• [Records]:
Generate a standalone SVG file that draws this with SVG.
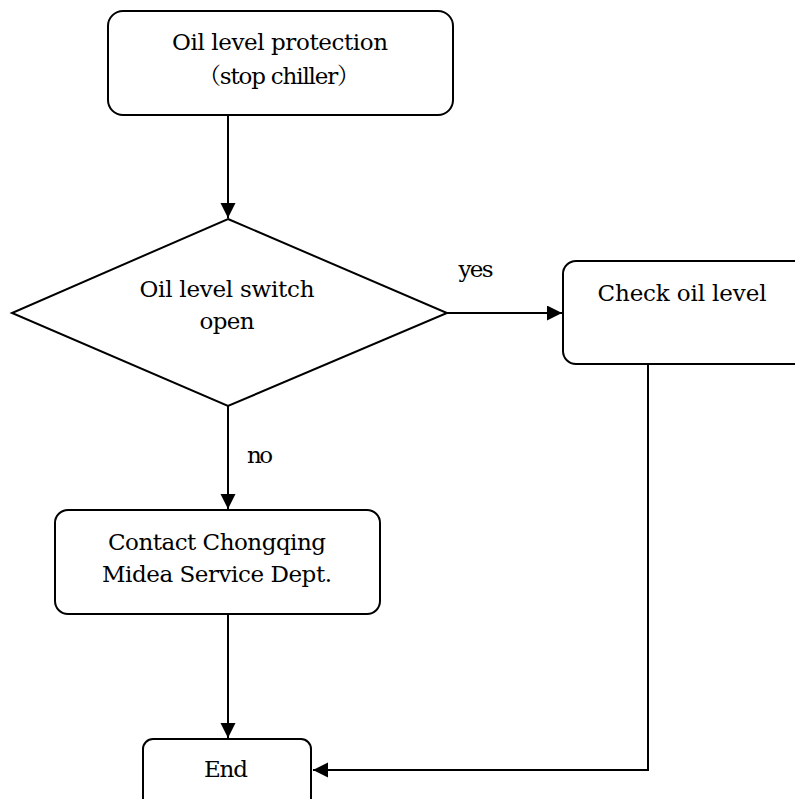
<svg xmlns="http://www.w3.org/2000/svg" width="795" height="799" viewBox="0 0 795 799">
<style>
.box{fill:#fff;stroke:#000;stroke-width:2}
.t{font-family:'DejaVu Serif','Noto Serif CJK SC','Noto Sans CJK SC',serif;font-size:23px;fill:#000;text-anchor:middle}
.c{fill:none;stroke:#000;stroke-width:2}
</style>
<defs>
<marker id="ah" markerUnits="userSpaceOnUse" markerWidth="16" markerHeight="16" refX="15" refY="7.5" orient="auto">
<path d="M0,0 L15,7.5 L0,15 z" fill="#000"/>
</marker>
</defs>
<rect width="795" height="799" fill="#fff"/>
<g id="connectors">
<line class="c" x1="228" y1="115" x2="228" y2="218" marker-end="url(#ah)"/>
<line class="c" x1="447" y1="313" x2="562" y2="313" marker-end="url(#ah)"/>
<line class="c" x1="228" y1="406" x2="228" y2="509" marker-end="url(#ah)"/>
<line class="c" x1="228" y1="614" x2="228" y2="738" marker-end="url(#ah)"/>
<polyline class="c" points="648,364 648,770 313,770" marker-end="url(#ah)"/>
<text class="t" x="476" y="277" textLength="35">yes</text>
<text class="t" x="260" y="463" textLength="26">no</text>
</g>
<g id="start">
<rect class="box" x="108" y="11" width="345" height="104" rx="15"/>
<text class="t" x="280" y="50" textLength="216">Oil level protection</text>
<text class="t" x="279" y="84" textLength="162">（stop chiller）</text>
</g>
<g id="decision">
<polygon class="box" points="228,219 447,313 228,406 12,313"/>
<text class="t" x="227" y="297" textLength="175">Oil level switch</text>
<text class="t" x="227" y="329" textLength="55">open</text>
</g>
<g id="check">
<rect class="box" x="563" y="261" width="245" height="103" rx="13"/>
<text class="t" x="682" y="301" textLength="169">Check oil level</text>
</g>
<g id="contact">
<rect class="box" x="55" y="510" width="325" height="104" rx="13"/>
<text class="t" x="217" y="550" textLength="218">Contact Chongqing</text>
<text class="t" x="217" y="582" textLength="230">Midea Service Dept.</text>
</g>
<g id="end">
<rect class="box" x="143" y="739" width="168" height="90" rx="10"/>
<text class="t" x="226" y="777" textLength="44">End</text>
</g>
</svg>
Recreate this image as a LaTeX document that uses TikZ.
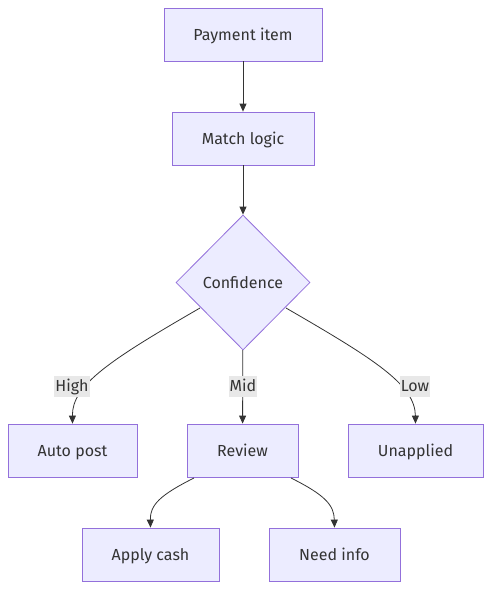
\documentclass[tikz,border=0pt]{standalone}
\usepackage{fontspec}
\setmainfont{Fira Sans}
\usetikzlibrary{shapes.geometric,arrows.meta}
\definecolor{nodefill}{HTML}{ECECFF}
\definecolor{nodeline}{HTML}{9370DB}
\definecolor{txt}{HTML}{333333}
\definecolor{lblbg}{HTML}{E8E8E8}
\tikzset{
  box/.style={draw=nodeline, fill=nodefill, line width=0.8pt, text=txt, minimum height=53pt, inner sep=0pt, text height=12pt, text depth=1pt, font=\fontsize{16}{19}\selectfont},
  dec/.style={draw=nodeline, fill=nodefill, line width=0.8pt, text=txt, diamond, minimum width=134pt, minimum height=135pt, inner sep=0pt, text height=12pt, text depth=1pt, font=\fontsize{16}{19}\selectfont},
  edge/.style={draw=txt, line width=0.8pt, -{Triangle[length=8pt,width=7pt]}},
  lbl/.style={fill=lblbg, text=txt, inner xsep=1pt, inner ysep=3.5pt, text height=12pt, text depth=2pt, font=\fontsize{16}{19}\selectfont}
}
\begin{document}
\begin{tikzpicture}[x=1pt,y=-1pt]
\useasboundingbox (0,0) rectangle (492,590);
\node[box, minimum width=158pt] (pay) at (243,34.5) {Payment item};
\node[box, minimum width=142pt] (match) at (243,138.5) {Match logic};
\node[dec] (conf) at (243,282.5) {Confidence};
\node[box, minimum width=129pt] (auto) at (72.5,450.5) {Auto post};
\node[box, minimum width=111pt] (rev) at (242.5,450.5) {Review};
\node[box, minimum width=135pt] (unap) at (415.5,450.5) {Unapplied};
\node[box, minimum width=137pt] (apply) at (150.5,554.5) {Apply cash};
\node[box, minimum width=131pt] (need) at (334.5,554.5) {Need info};
\coordinate (cl) at (200,308);
\coordinate (cr) at (286,308);
\draw[edge] (pay) -- (match);
\draw[edge] (match) -- (conf);
\draw[edge] (cl) .. controls (110,360) and (72,385) .. (auto.north);
\draw[edge] (conf) -- (rev);
\draw[edge] (cr) .. controls (376,360) and (415,385) .. (unap.north);
\node[lbl] (lh) at (72,386.5) {High};
\node[lbl] (lm) at (243,386.5) {Mid};
\node[lbl] (ll) at (415,386.5) {Low};
\coordinate (rl) at (194,478);
\coordinate (rr) at (291,478);
\draw[edge] (rl) .. controls (160,495) and (150,505) .. (apply.north);
\draw[edge] (rr) .. controls (325,495) and (334,505) .. (need.north);
\end{tikzpicture}
\end{document}
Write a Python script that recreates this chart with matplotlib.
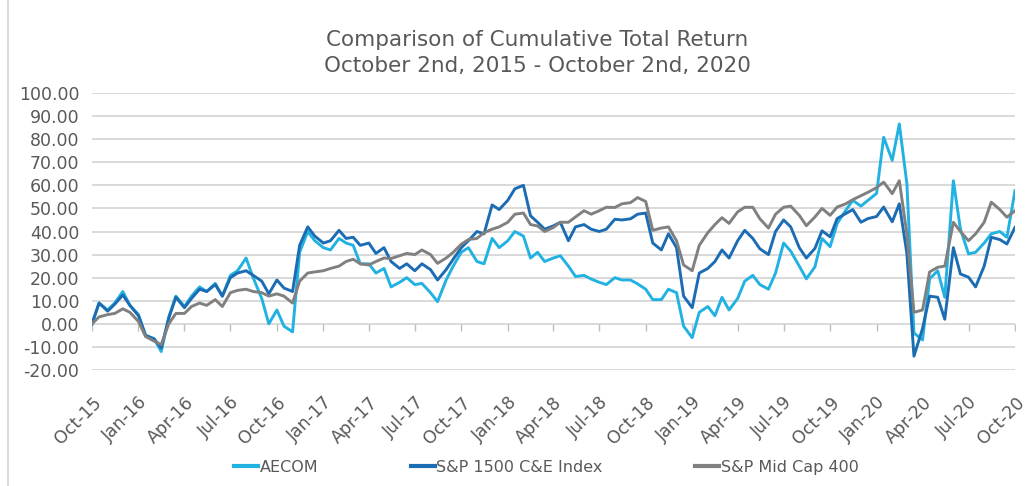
import pandas as pd
import matplotlib.pyplot as plt
import matplotlib.dates as mdates
from matplotlib.lines import Line2D

plt.rcParams["font.family"] = ["DejaVu Sans"]

# semi-monthly samples, Oct-15 .. Oct-20
dates = pd.date_range("2015-10-01", "2020-10-01", freq="SMS")

aecom = [0, 9, 6, 9, 14, 8, 4, -5, -6.5, -12,
         3, 12, 7.5, 12, 16, 14, 17.5, 12, 21, 23,
         28.5, 20, 11, 0, 6, -1, -3.5, 31, 40, 36,
         33, 32, 37, 35, 34, 26, 26, 22, 24, 16,
         18, 20, 17, 17.5, 13.5, 9.6, 19, 25, 31, 33,
         27, 26, 37, 33, 36, 40, 38, 28.5, 31, 27,
         28.5, 29.5, 25, 20.5, 21, 19.4, 18, 17, 20, 19,
         19, 17.3, 15, 10.5, 10.5, 15, 13.5, -1, -6, 5,
         7.5, 3.5, 11.5, 6, 11, 18.5, 21, 17, 15, 22,
         35, 31.5, 25, 19.5, 24.7, 37, 33.4, 43.5, 49.2, 53.5,
         51, 53.5, 56.5, 80.8, 70.8, 86.6, 60.7, -4, -7, 19.5,
         23, 11.5, 62, 41, 30.3, 31, 35, 39, 40, 37.5,
         57.7]

sp1500 = [0, 9, 5.5, 8.5, 12.5, 8, 3.5, -5, -6.5, -10.5,
          2.5, 11.5, 7, 11, 15, 14, 17, 12, 20, 22,
          23, 21, 18.5, 13, 19, 15.5, 14, 34, 42, 38,
          35, 36, 40.5, 37, 37.5, 34, 35, 30.5, 33, 27,
          24, 26, 23, 26, 23.5, 19, 23.5, 28, 33, 36,
          40, 39, 51.5, 49.5, 53.5, 58.5, 60, 46.8, 44, 41,
          42.4, 44, 36, 42, 43, 41, 40, 41, 45.3, 45,
          45.5, 47.5, 48, 35, 32, 39, 33, 12, 7, 22,
          24, 27, 32, 28.5, 36, 40.5, 37, 32.5, 30, 40,
          45, 42, 33, 28.5, 32.7, 40.3, 37.7, 45.6, 47.8, 49.5,
          44, 45.6, 46.5, 50.6, 44.2, 52, 30.5, -14, -2, 12,
          11.5, 2, 33, 21.6, 20.2, 16, 25, 37.5, 36.5, 34.6,
          41.8]

midcap = [0, 3, 4, 4.5, 6.5, 5, 1, -5.5, -7.5, -9,
          0, 4.5, 4.5, 7.5, 9, 8, 10.5, 7.5, 13.5, 14.5,
          15, 14, 13.5, 12, 13, 12, 9, 18.5, 22, 22.5,
          23, 24, 25, 27, 28, 26, 25.5, 27, 28.5, 28.3,
          29.5, 30.5, 30, 32, 30, 26.2, 28.5, 31, 34.5, 36.5,
          37, 39.5, 41, 42, 44, 47.5, 48, 43, 42.4, 40,
          41.7, 44, 44, 46.3, 49, 47.5, 49, 50.5, 50.4, 52,
          52.5, 54.7, 53, 40.5, 41.5, 42, 36, 25.5, 23, 34,
          39.5, 43, 46, 43.5, 48.5, 50.5, 50.5, 45.5, 41.5, 47.5,
          50.5, 51, 47, 42.5, 46.3, 50, 47, 50.6, 52, 53.8,
          55.5, 57, 59, 61.4, 56.4, 62, 39, 5, 6, 22.5,
          24.5, 25, 44, 40, 36, 39, 44, 52.7, 49.5, 46.2,
          49]

series_names = ["AECOM", "S&P 1500 C&E Index", "S&P Mid Cap 400"]
series_colors = ["#22b2e2", "#1c6cb4", "#808080"]
title_lines = ["Comparison of Cumulative Total Return",
               "October 2nd, 2015 - October 2nd, 2020"]

text_color = "#595959"
grid_color = "#d9d9d9"

fig = plt.figure(figsize=(10.27, 4.86), dpi=100)
ax = fig.add_axes([92 / 1027, 1 - 370 / 486, 923 / 1027, 277 / 486])

for vals, name, col in zip([aecom, sp1500, midcap], series_names, series_colors):
    ax.plot(dates, vals, color=col, lw=2.1, label=name, solid_joinstyle="round")

ax.set_ylim(-20, 100)
ax.set_yticks(range(-20, 101, 10))
ax.yaxis.set_major_formatter(lambda v, p: f"{v:.2f}")
ax.set_xlim(pd.Timestamp("2015-10-01"), pd.Timestamp("2020-10-01"))
ax.xaxis.set_major_locator(mdates.MonthLocator(bymonth=[1, 4, 7, 10]))
ax.xaxis.set_major_formatter(mdates.DateFormatter("%b-%y"))

ax.grid(axis="y", color=grid_color, lw=1.4, zorder=0)
ax.set_axisbelow(True)
for s in ax.spines.values():
    s.set_visible(False)
ax.tick_params(axis="both", length=0, colors=text_color)
ax.tick_params(axis="y", pad=9, labelsize=12.5)
ax.tick_params(axis="x", pad=17, labelsize=12.5)
for lbl in ax.get_xticklabels():
    lbl.set_rotation(45)
    lbl.set_ha("right")
    lbl.set_rotation_mode("anchor")

# small tick marks where the category axis crosses zero
ticks = ax.get_xticks()
ax.plot(ticks, [0] * len(ticks), ls="none", marker=3, ms=5, mew=1,
        color="#bfbfbf", zorder=1)

fig.text(0.523, 1 - 40 / 486, title_lines[0], ha="center", va="center",
         fontsize=15.5, color=text_color)
fig.text(0.523, 1 - 66 / 486, title_lines[1], ha="center", va="center",
         fontsize=15.5, color=text_color)

handles = [Line2D([], [], color=c, lw=3) for c in series_colors]
fig.legend(handles, series_names, loc="center", bbox_to_anchor=(0.532, 1 - 467 / 486),
           ncol=3, frameon=False, handlelength=1.5, handletextpad=0.1,
           columnspacing=5.8, fontsize=11.5, labelcolor=text_color)

fig.add_artist(Line2D([8 / 1027, 8 / 1027], [0, 1], transform=fig.transFigure,
                      color=grid_color, lw=1.5))

plt.savefig("out.png", dpi=100)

• [Work required]: Only the count is needed: the number of lines in the data that include the word "standalone".

• [Result of the task]: 2